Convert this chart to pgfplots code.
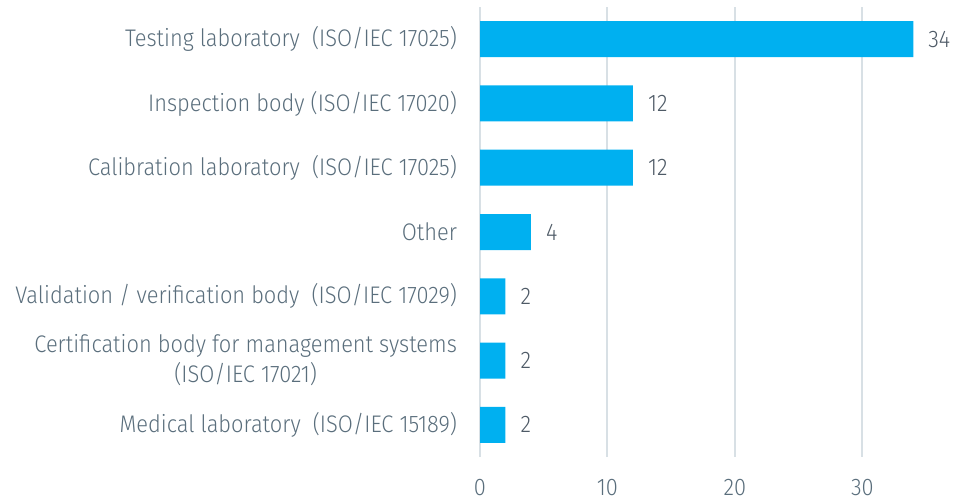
\documentclass[border=0pt]{standalone}
\usepackage{pgfplots}
\pgfplotsset{compat=1.18}
\usepackage{fontspec}
\setmainfont{Fira Sans Light}[FakeStretch=0.91]
\definecolor{barc}{HTML}{00B0F0}
\definecolor{gridc}{HTML}{D8E0E5}
\definecolor{labc}{HTML}{5A6E7C}
\definecolor{valc}{HTML}{4E5A66}
\begin{document}
\begin{tikzpicture}
\useasboundingbox (0,0) rectangle (478.5pt,249.5pt);
\begin{axis}[
  at={(240pt,21pt)}, anchor=south west,
  scale only axis, width=239pt, height=225pt,
  xbar, bar width=18pt,
  xmin=0, xmax=37.5, ymin=-0.5, ymax=6.5,
  ytick={0,...,6},
  yticklabels={
    Medical laboratory~ (ISO/IEC 15189),
    {Certification body for management systems\\(ISO/IEC 17021)},
    Validation / verification body~ (ISO/IEC 17029),
    Other,
    Calibration laboratory~ (ISO/IEC 17025),
    Inspection body (ISO/IEC 17020),
    Testing laboratory~ (ISO/IEC 17025)},
  xtick={0,10,20,30},
  xmajorgrids, grid style={color=gridc, line width=1pt},
  axis line style={draw=none}, major tick length=0pt,
  tick label style={font=\fontsize{12}{15}\selectfont, text=labc},
  yticklabel style={align=center, xshift=-8pt},
  xticklabel style={yshift=-7.5pt},
  /pgf/number format/assume math mode=true,
  nodes near coords,
  nodes near coords style={anchor=west, xshift=4pt, text=valc, font=\fontsize{12}{15}\selectfont},
]
\addplot[fill=barc, draw=none] coordinates {
  (2,0) (2,1) (2,2) (4,3) (12,4) (12,5) (34,6)};
\end{axis}
\end{tikzpicture}
\end{document}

:: Task description ::
All of the lines above should be printed exactly, minus the pictures.

:: Answer ::
Convert this chart to pgfplots code.
\documentclass[border=0pt]{standalone}
\usepackage{pgfplots}
\pgfplotsset{compat=1.18}
\usepackage{fontspec}
\setmainfont{Fira Sans Light}[FakeStretch=0.91]
\definecolor{barc}{HTML}{00B0F0}
\definecolor{gridc}{HTML}{D8E0E5}
\definecolor{labc}{HTML}{5A6E7C}
\definecolor{valc}{HTML}{4E5A66}
\begin{document}
\begin{tikzpicture}
\useasboundingbox (0,0) rectangle (478.5pt,249.5pt);
\begin{axis}[
  at={(240pt,21pt)}, anchor=south west,
  scale only axis, width=239pt, height=225pt,
  xbar, bar width=18pt,
  xmin=0, xmax=37.5, ymin=-0.5, ymax=6.5,
  ytick={0,...,6},
  yticklabels={
    Medical laboratory~ (ISO/IEC 15189),
    {Certification body for management systems\\(ISO/IEC 17021)},
    Validation / verification body~ (ISO/IEC 17029),
    Other,
    Calibration laboratory~ (ISO/IEC 17025),
    Inspection body (ISO/IEC 17020),
    Testing laboratory~ (ISO/IEC 17025)},
  xtick={0,10,20,30},
  xmajorgrids, grid style={color=gridc, line width=1pt},
  axis line style={draw=none}, major tick length=0pt,
  tick label style={font=\fontsize{12}{15}\selectfont, text=labc},
  yticklabel style={align=center, xshift=-8pt},
  xticklabel style={yshift=-7.5pt},
  /pgf/number format/assume math mode=true,
  nodes near coords,
  nodes near coords style={anchor=west, xshift=4pt, text=valc, font=\fontsize{12}{15}\selectfont},
]
\addplot[fill=barc, draw=none] coordinates {
  (2,0) (2,1) (2,2) (4,3) (12,4) (12,5) (34,6)};
\end{axis}
\end{tikzpicture}
\end{document}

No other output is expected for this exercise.